▶ Stored data:
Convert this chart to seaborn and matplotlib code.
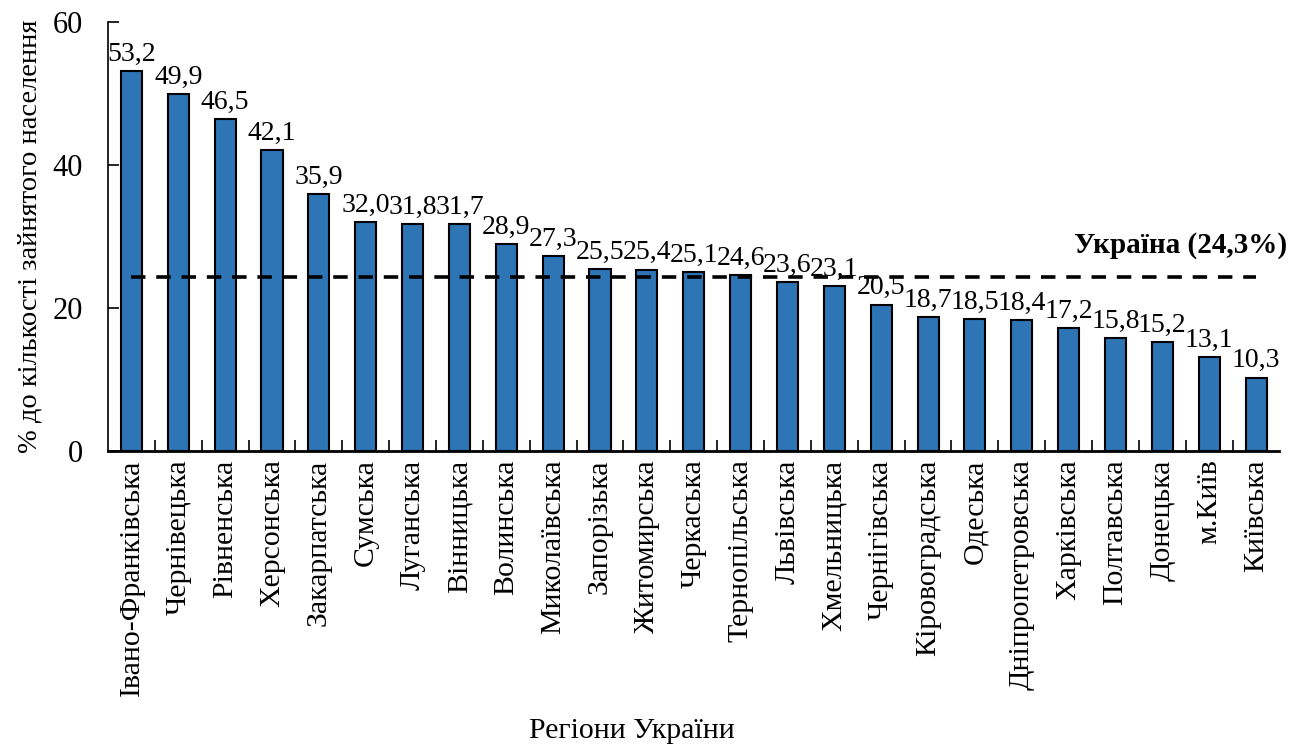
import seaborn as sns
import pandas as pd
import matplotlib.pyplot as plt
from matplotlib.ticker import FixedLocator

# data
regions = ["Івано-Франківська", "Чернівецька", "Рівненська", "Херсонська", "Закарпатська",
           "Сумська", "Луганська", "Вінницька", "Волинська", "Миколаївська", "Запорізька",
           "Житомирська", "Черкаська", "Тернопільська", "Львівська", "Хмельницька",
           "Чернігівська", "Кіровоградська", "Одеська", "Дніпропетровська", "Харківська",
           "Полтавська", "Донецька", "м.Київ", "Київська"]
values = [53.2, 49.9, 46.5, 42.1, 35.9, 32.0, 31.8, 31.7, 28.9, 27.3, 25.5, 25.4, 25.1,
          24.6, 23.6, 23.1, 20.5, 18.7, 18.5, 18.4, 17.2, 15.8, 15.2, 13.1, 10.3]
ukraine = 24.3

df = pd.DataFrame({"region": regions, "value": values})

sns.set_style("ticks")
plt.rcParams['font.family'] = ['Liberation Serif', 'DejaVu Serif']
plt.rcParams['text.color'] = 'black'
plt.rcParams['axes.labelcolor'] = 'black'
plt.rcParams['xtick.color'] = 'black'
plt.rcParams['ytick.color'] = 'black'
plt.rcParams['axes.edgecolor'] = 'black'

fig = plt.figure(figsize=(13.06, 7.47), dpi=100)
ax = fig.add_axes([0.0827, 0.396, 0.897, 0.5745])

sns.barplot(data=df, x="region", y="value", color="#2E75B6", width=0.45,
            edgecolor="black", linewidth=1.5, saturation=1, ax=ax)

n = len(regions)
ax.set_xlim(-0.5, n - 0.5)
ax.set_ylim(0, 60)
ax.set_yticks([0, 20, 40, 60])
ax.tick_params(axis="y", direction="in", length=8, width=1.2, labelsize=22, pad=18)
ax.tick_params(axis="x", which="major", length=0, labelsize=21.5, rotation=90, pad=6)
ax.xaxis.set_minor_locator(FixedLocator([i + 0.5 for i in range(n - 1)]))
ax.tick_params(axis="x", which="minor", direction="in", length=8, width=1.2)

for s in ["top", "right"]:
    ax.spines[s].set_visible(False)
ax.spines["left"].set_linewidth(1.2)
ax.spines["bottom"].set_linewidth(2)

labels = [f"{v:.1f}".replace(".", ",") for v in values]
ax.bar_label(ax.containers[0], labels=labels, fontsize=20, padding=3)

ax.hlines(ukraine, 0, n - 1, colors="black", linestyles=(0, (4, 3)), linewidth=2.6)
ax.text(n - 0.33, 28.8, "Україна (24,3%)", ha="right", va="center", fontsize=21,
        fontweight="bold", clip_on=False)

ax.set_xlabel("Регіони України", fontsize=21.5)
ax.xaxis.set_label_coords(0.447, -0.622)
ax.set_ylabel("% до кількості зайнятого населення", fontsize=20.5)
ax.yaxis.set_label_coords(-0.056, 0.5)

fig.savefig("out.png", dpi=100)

▶ Exercise aim: Give back every line exactly as it stands, pictures excluded.

▶ Output for this exercise:
Convert this chart to seaborn and matplotlib code.
import seaborn as sns
import pandas as pd
import matplotlib.pyplot as plt
from matplotlib.ticker import FixedLocator

# data
regions = ["Івано-Франківська", "Чернівецька", "Рівненська", "Херсонська", "Закарпатська",
           "Сумська", "Луганська", "Вінницька", "Волинська", "Миколаївська", "Запорізька",
           "Житомирська", "Черкаська", "Тернопільська", "Львівська", "Хмельницька",
           "Чернігівська", "Кіровоградська", "Одеська", "Дніпропетровська", "Харківська",
           "Полтавська", "Донецька", "м.Київ", "Київська"]
values = [53.2, 49.9, 46.5, 42.1, 35.9, 32.0, 31.8, 31.7, 28.9, 27.3, 25.5, 25.4, 25.1,
          24.6, 23.6, 23.1, 20.5, 18.7, 18.5, 18.4, 17.2, 15.8, 15.2, 13.1, 10.3]
ukraine = 24.3

df = pd.DataFrame({"region": regions, "value": values})

sns.set_style("ticks")
plt.rcParams['font.family'] = ['Liberation Serif', 'DejaVu Serif']
plt.rcParams['text.color'] = 'black'
plt.rcParams['axes.labelcolor'] = 'black'
plt.rcParams['xtick.color'] = 'black'
plt.rcParams['ytick.color'] = 'black'
plt.rcParams['axes.edgecolor'] = 'black'

fig = plt.figure(figsize=(13.06, 7.47), dpi=100)
ax = fig.add_axes([0.0827, 0.396, 0.897, 0.5745])

sns.barplot(data=df, x="region", y="value", color="#2E75B6", width=0.45,
            edgecolor="black", linewidth=1.5, saturation=1, ax=ax)

n = len(regions)
ax.set_xlim(-0.5, n - 0.5)
ax.set_ylim(0, 60)
ax.set_yticks([0, 20, 40, 60])
ax.tick_params(axis="y", direction="in", length=8, width=1.2, labelsize=22, pad=18)
ax.tick_params(axis="x", which="major", length=0, labelsize=21.5, rotation=90, pad=6)
ax.xaxis.set_minor_locator(FixedLocator([i + 0.5 for i in range(n - 1)]))
ax.tick_params(axis="x", which="minor", direction="in", length=8, width=1.2)

for s in ["top", "right"]:
    ax.spines[s].set_visible(False)
ax.spines["left"].set_linewidth(1.2)
ax.spines["bottom"].set_linewidth(2)

labels = [f"{v:.1f}".replace(".", ",") for v in values]
ax.bar_label(ax.containers[0], labels=labels, fontsize=20, padding=3)

ax.hlines(ukraine, 0, n - 1, colors="black", linestyles=(0, (4, 3)), linewidth=2.6)
ax.text(n - 0.33, 28.8, "Україна (24,3%)", ha="right", va="center", fontsize=21,
        fontweight="bold", clip_on=False)

ax.set_xlabel("Регіони України", fontsize=21.5)
ax.xaxis.set_label_coords(0.447, -0.622)
ax.set_ylabel("% до кількості зайнятого населення", fontsize=20.5)
ax.yaxis.set_label_coords(-0.056, 0.5)

fig.savefig("out.png", dpi=100)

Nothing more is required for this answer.